- _WHAT THE TASK ASKS_:
Each line from the top of the listing through the one holding "104, 150, 238]" should be restated word for word, with nothing added and no pictures.
-- DATASET EXCERPT start --
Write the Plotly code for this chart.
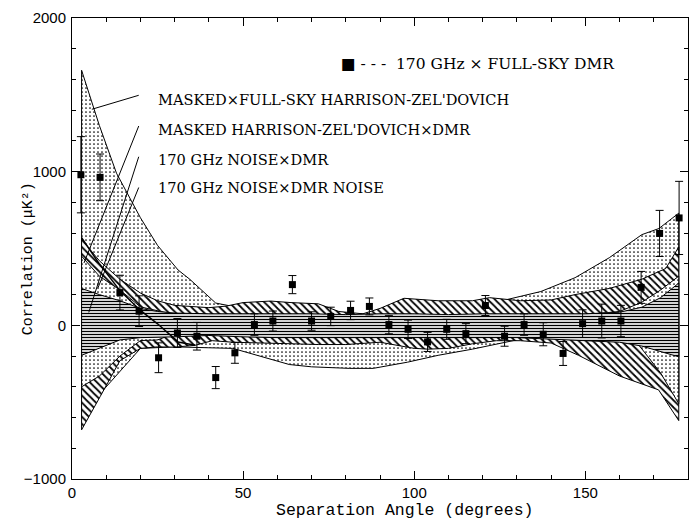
import plotly.graph_objects as go

# ---------------- data ----------------
# measured correlation points (170 GHz x full-sky DMR)
ang = [2.6, 8.2, 14.0, 19.6, 25.3, 30.8, 36.5, 42.0, 47.6, 53.3, 58.7, 64.4, 70.0, 75.6, 81.4, 86.9,
       92.6, 98.2, 103.9, 109.5, 115.1, 120.8, 126.4, 132.1, 137.7, 143.5, 149.2, 154.8, 160.4, 166.3, 171.7, 177.4]
corr = [980, 963, 213, 92, -211, -50, -71, -340, -179, 5, 28, 265, 28, 58, 97, 123,
        5, -26, -108, -26, -54, 129, -71, 5, -58, -183, 11, 28, 28, 247, 598, 699]
err = [248, 152, 113, 100, 97, 94, 90, 72, 68, 70, 65, 59, 60, 60, 60, 55,
       60, 60, 62, 65, 65, 65, 65, 70, 75, 78, 90, 110, 102, 104, 150, 238]

# band 1: MASKED x FULL-SKY Harrison-Zel'dovich (sparse dots)
d_up_x = [2.8, 8, 13, 20, 25, 31, 34.4, 37, 42, 50, 60, 70, 80, 90, 100, 110, 120, 128, 137, 147, 157, 166.5, 171.5, 177.3]
d_up = [1660, 1300, 990, 700, 520, 360, 300, 245, 145, 110, 110, 110, 70, 80, 120, 120, 130, 170, 220, 310, 440, 590, 630, 730]
d_lo_x = [2.8, 8, 14, 20, 30, 34.4, 40, 47, 54, 63.5, 70, 81, 88, 98, 107, 117, 131, 140, 150, 160, 170, 177.3]
d_lo = [-600, -450, -300, -150, -140, -142, -146, -150, -195, -255, -270, -280, -280, -240, -195, -155, -90, -95, -150, -250, -350, -500]

# band 2: MASKED Harrison-Zel'dovich x DMR (diagonal hatch)
h_up_x = [2.8, 8, 14, 20, 25, 30, 40, 45, 50, 58, 64, 72, 78, 85, 90, 97, 107, 117, 122, 131, 140, 147, 157, 166.5, 173.5, 177.3]
h_up = [560, 420, 300, 210, 160, 130, 115, 125, 148, 158, 148, 140, 90, 75, 110, 176, 160, 160, 180, 160, 165, 200, 240, 300, 370, 510]
h_lo_x = [2.8, 8.2, 14, 20, 25, 30, 36, 41, 47, 55, 64, 72, 80, 90, 100, 104, 110, 117, 124, 131, 140, 148, 160, 171.4, 177.3]
h_lo = [-680, -465, -230, -150, -140, -142, -130, -100, -110, -115, -120, -125, -125, -110, -150, -155, -150, -120, -100, -100, -115, -195, -330, -420, -620]

# band 3: 170 GHz NOISE x DMR (dots)
n_up_x = [2.8, 8, 14, 20, 30, 60, 100, 140, 160, 166.5, 172, 177.3]
n_up = [450, 320, 230, 120, 70, 50, 50, 50, 90, 150, 230, 320]
n_lo_x = [2.8, 8, 14, 20, 25, 28, 60, 100, 140, 160, 165, 172, 177.3]
n_lo = [-400, -330, -200, -99, -95, -70, -50, -50, -60, -90, -110, -310, -510]

# band 4: 170 GHz NOISE x DMR NOISE (horizontal lines)
nn_x = [2.8, 8, 14, 20, 25, 30, 40, 50, 60, 70, 80, 90, 100, 110, 120, 130, 140, 150, 160, 166.5, 172, 177.3]
nn_up = [240, 200, 160, 110, 90, 80, 75, 75, 75, 75, 70, 75, 75, 70, 75, 75, 75, 75, 85, 118, 180, 275]
nn_lo = [-195, -150, -95, -80, -78, -75, -66, -75, -80, -80, -80, -80, -80, -80, -80, -80, -90, -100, -110, -135, -170, -205]

# solid curve on the left
m_x = [2.8, 8, 14, 20, 25, 31, 36]
m_y = [570, 400, 226, 97, 10, -108, -130]

# leader lines from labels (x in degrees, y in uK^2)
lead_x0 = [19.5, 19.5, 19.5, 19.5]
lead_y0 = [1497, 1297, 1097, 897]
lead_x1 = [5.8, 3.5, 4.9, 7.6]
lead_y1 = [1406, 406, 84, 245]

labels = ["MASKED×FULL-SKY HARRISON-ZEL'DOVICH",
          "MASKED HARRISON-ZEL'DOVICH×DMR",
          "170 GHz NOISE×DMR",
          "170 GHz NOISE×DMR NOISE"]
label_y = [1470, 1275, 1080, 900]

fig = go.Figure()


def band(xu, yu, xl, yl, shape, size, solidity):
    xs = list(xu) + list(reversed(xl)) + [xu[0]]
    ys = list(yu) + list(reversed(yl)) + [yu[0]]
    fig.add_trace(go.Scatter(
        x=xs, y=ys, mode="lines", fill="toself",
        line=dict(color="black", width=1),
        fillcolor="white",
        fillpattern=dict(shape=shape, size=size, solidity=solidity,
                         fgcolor="black", bgcolor="white", fillmode="replace"),
        hoverinfo="skip", showlegend=False))


band(d_up_x, d_up, d_lo_x, d_lo, ".", 4, 0.14)
band(h_up_x, h_up, h_lo_x, h_lo, "\\", 5, 0.35)
band(n_up_x, n_up, n_lo_x, n_lo, ".", 4, 0.14)
band(nn_x, nn_up, nn_x, nn_lo, "-", 3, 0.45)

fig.add_trace(go.Scatter(x=m_x, y=m_y, mode="lines", line=dict(color="black", width=1.5),
                         hoverinfo="skip", showlegend=False))

for a, b, c, d in zip(lead_x0, lead_y0, lead_x1, lead_y1):
    fig.add_trace(go.Scatter(x=[a, c], y=[b, d], mode="lines", line=dict(color="black", width=1),
                             hoverinfo="skip", showlegend=False))

fig.add_trace(go.Scatter(
    x=ang, y=corr, mode="markers",
    marker=dict(symbol="square", size=7, color="black"),
    error_y=dict(type="data", array=err, visible=True, color="black", thickness=1, width=4),
    showlegend=False))

for t, yy in zip(labels, label_y):
    fig.add_annotation(x=24.5, y=yy, xref="x", yref="y", text=t, showarrow=False,
                       xanchor="left", yanchor="middle",
                       font=dict(family="DejaVu Serif", size=14.6, color="black"))

fig.add_annotation(x=78, y=1700, xref="x", yref="y", text="■ - - -  170 GHz × FULL-SKY DMR",
                   showarrow=False, xanchor="left", yanchor="middle",
                   font=dict(family="DejaVu Serif", size=15.5, color="black"))

# axis titles placed as text
fig.add_annotation(x=-0.071, y=0.477, xref="paper", yref="paper", text="Correlation (μK²)",
                   textangle=-90, showarrow=False, xanchor="center", yanchor="middle",
                   font=dict(family="Liberation Mono", size=15, color="black"))
fig.add_annotation(x=0.54, y=-0.068, xref="paper", yref="paper", text="Separation Angle (degrees)",
                   showarrow=False, xanchor="center", yanchor="middle",
                   font=dict(family="Liberation Mono", size=16.5, color="black"))

axis_common = dict(showline=True, linecolor="black", linewidth=1, mirror="ticks",
                   ticks="inside", tickcolor="black", ticklen=8, showgrid=False, zeroline=False,
                   tickfont=dict(family="Liberation Sans", size=15, color="black"))

fig.update_xaxes(range=[0, 180], tick0=0, dtick=50, ticklabelstandoff=0,
                 minor=dict(dtick=10, ticklen=4, ticks="inside", tickcolor="black"),
                 **axis_common)
fig.update_yaxes(range=[-1000, 2000], tick0=0, dtick=1000, ticklabelstandoff=2,
                 minor=dict(dtick=200, ticklen=4, ticks="inside", tickcolor="black"),
                 **axis_common)

fig.update_layout(width=698, height=520, margin=dict(l=72, r=9, t=15, b=41),
                  plot_bgcolor="white", paper_bgcolor="white", showlegend=False)

fig.write_html("out.html")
-- DATASET EXCERPT end --
- _TASK RESULT_:
Write the Plotly code for this chart.
import plotly.graph_objects as go

# ---------------- data ----------------
# measured correlation points (170 GHz x full-sky DMR)
ang = [2.6, 8.2, 14.0, 19.6, 25.3, 30.8, 36.5, 42.0, 47.6, 53.3, 58.7, 64.4, 70.0, 75.6, 81.4, 86.9,
       92.6, 98.2, 103.9, 109.5, 115.1, 120.8, 126.4, 132.1, 137.7, 143.5, 149.2, 154.8, 160.4, 166.3, 171.7, 177.4]
corr = [980, 963, 213, 92, -211, -50, -71, -340, -179, 5, 28, 265, 28, 58, 97, 123,
        5, -26, -108, -26, -54, 129, -71, 5, -58, -183, 11, 28, 28, 247, 598, 699]
err = [248, 152, 113, 100, 97, 94, 90, 72, 68, 70, 65, 59, 60, 60, 60, 55,
       60, 60, 62, 65, 65, 65, 65, 70, 75, 78, 90, 110, 102, 104, 150, 238]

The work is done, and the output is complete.